- [Aim]
In your copy, leave out the pictures; write out all the data exactly.

- [Dataset section]
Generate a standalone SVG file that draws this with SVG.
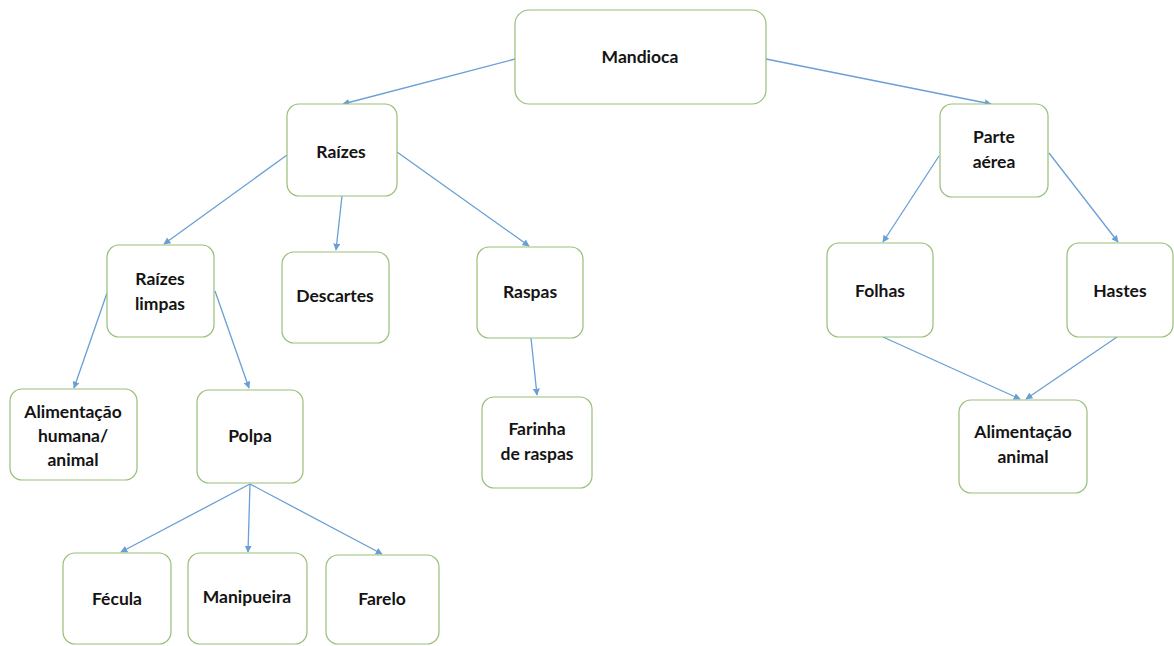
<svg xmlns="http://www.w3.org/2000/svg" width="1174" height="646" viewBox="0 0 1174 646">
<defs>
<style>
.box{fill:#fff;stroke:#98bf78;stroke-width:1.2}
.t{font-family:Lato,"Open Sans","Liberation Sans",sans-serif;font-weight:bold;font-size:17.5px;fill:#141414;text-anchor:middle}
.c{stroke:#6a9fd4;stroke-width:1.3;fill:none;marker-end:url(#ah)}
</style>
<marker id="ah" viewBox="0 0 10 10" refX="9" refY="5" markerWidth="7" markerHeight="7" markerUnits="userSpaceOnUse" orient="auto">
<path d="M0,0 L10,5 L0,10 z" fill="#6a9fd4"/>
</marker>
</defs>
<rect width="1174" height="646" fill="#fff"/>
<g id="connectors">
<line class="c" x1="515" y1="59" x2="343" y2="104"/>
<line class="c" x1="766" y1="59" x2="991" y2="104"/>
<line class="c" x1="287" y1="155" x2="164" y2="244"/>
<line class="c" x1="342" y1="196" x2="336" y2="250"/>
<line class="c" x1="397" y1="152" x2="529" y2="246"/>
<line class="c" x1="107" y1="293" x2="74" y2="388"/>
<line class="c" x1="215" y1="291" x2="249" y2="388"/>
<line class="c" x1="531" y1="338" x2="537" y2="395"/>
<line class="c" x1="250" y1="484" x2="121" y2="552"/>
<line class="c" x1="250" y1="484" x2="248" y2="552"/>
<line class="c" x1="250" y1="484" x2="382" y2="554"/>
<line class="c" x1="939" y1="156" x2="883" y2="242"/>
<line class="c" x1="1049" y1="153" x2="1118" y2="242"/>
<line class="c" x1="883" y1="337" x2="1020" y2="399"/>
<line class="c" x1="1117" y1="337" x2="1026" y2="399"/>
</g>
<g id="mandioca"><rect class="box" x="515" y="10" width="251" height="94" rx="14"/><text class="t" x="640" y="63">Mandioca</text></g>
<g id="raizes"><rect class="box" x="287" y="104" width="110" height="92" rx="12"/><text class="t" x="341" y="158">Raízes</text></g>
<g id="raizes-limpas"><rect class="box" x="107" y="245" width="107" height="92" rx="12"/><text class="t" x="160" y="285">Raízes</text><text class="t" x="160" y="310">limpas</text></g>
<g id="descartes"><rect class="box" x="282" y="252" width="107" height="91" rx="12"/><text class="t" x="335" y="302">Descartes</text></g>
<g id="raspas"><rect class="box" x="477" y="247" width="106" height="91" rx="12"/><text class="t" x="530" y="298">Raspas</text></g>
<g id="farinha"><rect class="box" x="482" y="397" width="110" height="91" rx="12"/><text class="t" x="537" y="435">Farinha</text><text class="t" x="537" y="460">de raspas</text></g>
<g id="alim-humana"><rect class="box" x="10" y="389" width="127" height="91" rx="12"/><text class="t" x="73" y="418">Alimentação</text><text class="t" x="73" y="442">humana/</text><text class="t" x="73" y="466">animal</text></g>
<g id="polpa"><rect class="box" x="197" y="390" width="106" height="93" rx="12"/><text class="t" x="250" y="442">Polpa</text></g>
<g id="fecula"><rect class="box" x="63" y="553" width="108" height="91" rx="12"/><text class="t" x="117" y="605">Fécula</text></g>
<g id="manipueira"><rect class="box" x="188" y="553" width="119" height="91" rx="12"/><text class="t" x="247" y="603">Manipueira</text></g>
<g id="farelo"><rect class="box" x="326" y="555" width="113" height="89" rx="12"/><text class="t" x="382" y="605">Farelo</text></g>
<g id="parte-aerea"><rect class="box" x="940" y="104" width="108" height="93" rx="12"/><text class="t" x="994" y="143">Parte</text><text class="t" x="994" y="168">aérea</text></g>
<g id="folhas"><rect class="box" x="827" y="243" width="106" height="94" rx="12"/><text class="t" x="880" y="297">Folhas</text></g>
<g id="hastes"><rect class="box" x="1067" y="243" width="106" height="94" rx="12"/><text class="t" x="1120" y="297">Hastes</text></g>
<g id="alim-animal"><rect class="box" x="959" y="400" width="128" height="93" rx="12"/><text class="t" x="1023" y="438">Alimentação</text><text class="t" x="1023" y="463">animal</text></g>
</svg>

- [Completed task]
Generate a standalone SVG file that draws this with SVG.
<svg xmlns="http://www.w3.org/2000/svg" width="1174" height="646" viewBox="0 0 1174 646">
<defs>
<style>
.box{fill:#fff;stroke:#98bf78;stroke-width:1.2}
.t{font-family:Lato,"Open Sans","Liberation Sans",sans-serif;font-weight:bold;font-size:17.5px;fill:#141414;text-anchor:middle}
.c{stroke:#6a9fd4;stroke-width:1.3;fill:none;marker-end:url(#ah)}
</style>
<marker id="ah" viewBox="0 0 10 10" refX="9" refY="5" markerWidth="7" markerHeight="7" markerUnits="userSpaceOnUse" orient="auto">
<path d="M0,0 L10,5 L0,10 z" fill="#6a9fd4"/>
</marker>
</defs>
<rect width="1174" height="646" fill="#fff"/>
<g id="connectors">
<line class="c" x1="515" y1="59" x2="343" y2="104"/>
<line class="c" x1="766" y1="59" x2="991" y2="104"/>
<line class="c" x1="287" y1="155" x2="164" y2="244"/>
<line class="c" x1="342" y1="196" x2="336" y2="250"/>
<line class="c" x1="397" y1="152" x2="529" y2="246"/>
<line class="c" x1="107" y1="293" x2="74" y2="388"/>
<line class="c" x1="215" y1="291" x2="249" y2="388"/>
<line class="c" x1="531" y1="338" x2="537" y2="395"/>
<line class="c" x1="250" y1="484" x2="121" y2="552"/>
<line class="c" x1="250" y1="484" x2="248" y2="552"/>
<line class="c" x1="250" y1="484" x2="382" y2="554"/>
<line class="c" x1="939" y1="156" x2="883" y2="242"/>
<line class="c" x1="1049" y1="153" x2="1118" y2="242"/>
<line class="c" x1="883" y1="337" x2="1020" y2="399"/>
<line class="c" x1="1117" y1="337" x2="1026" y2="399"/>
</g>
<g id="mandioca"><rect class="box" x="515" y="10" width="251" height="94" rx="14"/><text class="t" x="640" y="63">Mandioca</text></g>
<g id="raizes"><rect class="box" x="287" y="104" width="110" height="92" rx="12"/><text class="t" x="341" y="158">Raízes</text></g>
<g id="raizes-limpas"><rect class="box" x="107" y="245" width="107" height="92" rx="12"/><text class="t" x="160" y="285">Raízes</text><text class="t" x="160" y="310">limpas</text></g>
<g id="descartes"><rect class="box" x="282" y="252" width="107" height="91" rx="12"/><text class="t" x="335" y="302">Descartes</text></g>
<g id="raspas"><rect class="box" x="477" y="247" width="106" height="91" rx="12"/><text class="t" x="530" y="298">Raspas</text></g>
<g id="farinha"><rect class="box" x="482" y="397" width="110" height="91" rx="12"/><text class="t" x="537" y="435">Farinha</text><text class="t" x="537" y="460">de raspas</text></g>
<g id="alim-humana"><rect class="box" x="10" y="389" width="127" height="91" rx="12"/><text class="t" x="73" y="418">Alimentação</text><text class="t" x="73" y="442">humana/</text><text class="t" x="73" y="466">animal</text></g>
<g id="polpa"><rect class="box" x="197" y="390" width="106" height="93" rx="12"/><text class="t" x="250" y="442">Polpa</text></g>
<g id="fecula"><rect class="box" x="63" y="553" width="108" height="91" rx="12"/><text class="t" x="117" y="605">Fécula</text></g>
<g id="manipueira"><rect class="box" x="188" y="553" width="119" height="91" rx="12"/><text class="t" x="247" y="603">Manipueira</text></g>
<g id="farelo"><rect class="box" x="326" y="555" width="113" height="89" rx="12"/><text class="t" x="382" y="605">Farelo</text></g>
<g id="parte-aerea"><rect class="box" x="940" y="104" width="108" height="93" rx="12"/><text class="t" x="994" y="143">Parte</text><text class="t" x="994" y="168">aérea</text></g>
<g id="folhas"><rect class="box" x="827" y="243" width="106" height="94" rx="12"/><text class="t" x="880" y="297">Folhas</text></g>
<g id="hastes"><rect class="box" x="1067" y="243" width="106" height="94" rx="12"/><text class="t" x="1120" y="297">Hastes</text></g>
<g id="alim-animal"><rect class="box" x="959" y="400" width="128" height="93" rx="12"/><text class="t" x="1023" y="438">Alimentação</text><text class="t" x="1023" y="463">animal</text></g>
</svg>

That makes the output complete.